If all goes as planned, and the strike is settled, and “lord willing, and the creek don’t rise” — I’ll be making my first batch of clay next Monday.
For now, though, my task is to get the household running like a well oiled machine, meals planned and lessons planned, chores charted and schedules laid out so that whether they’re with mom, dad, or grandma, my kids can continue to homeschool and play sports, gather with friends, eat healthy meals, play their music and get lots of fresh air andexercise. I am willing to give up a lot of things for the two years I’ve carved out for this MFA, but only if the people I love most are doing OK.
It’s probably good timing. My kids are pretty independent, and there are a lot of areas where I should maybe step back and let them be. I have tried hard not to be the stereotypical homeschooling “hover mother”, but it’s tough. It’s like when they were little, and I’d realize I was tying a kid’s shoes out of habit, when he knew how to tie his own. They grow up at such a dizzying pace, it’s hard for a mom to keep track of all the ways her assistance has become superfluous.
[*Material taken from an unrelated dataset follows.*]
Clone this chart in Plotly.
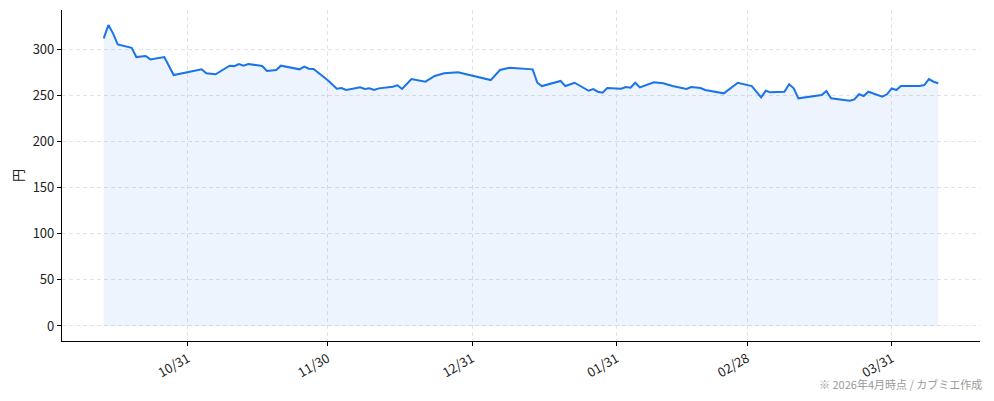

Today, anyway, they had a nice day. At dinner, they told their dad all about their adventures in the world of college, and their lunch at a little campus sub shop, and how they got me all set up in my studio space. When I am not here, for a few dinners, and one overnight a week, they will know where I am, and can imagine what I am doing there. It helps to have a phone in my purse. I am sure I will be glad for it when my kids are driving, and dating, and otherwise making me a nervous wreck.
Now, though, I am up past my scheduled bedtime, and my new fancy simulated-dawn alarm clock will be waking me at 8 am with bird songs and bright light. The plan is to fool my inner rhythms into thinking it’s still summer, and ward off seasonal blues. Deep down I suspect those ten minutes of light bulb and canned tweeting in the morning won’t win over dark mornings and grey, sleety days… but I’m an optimist. And late for bed.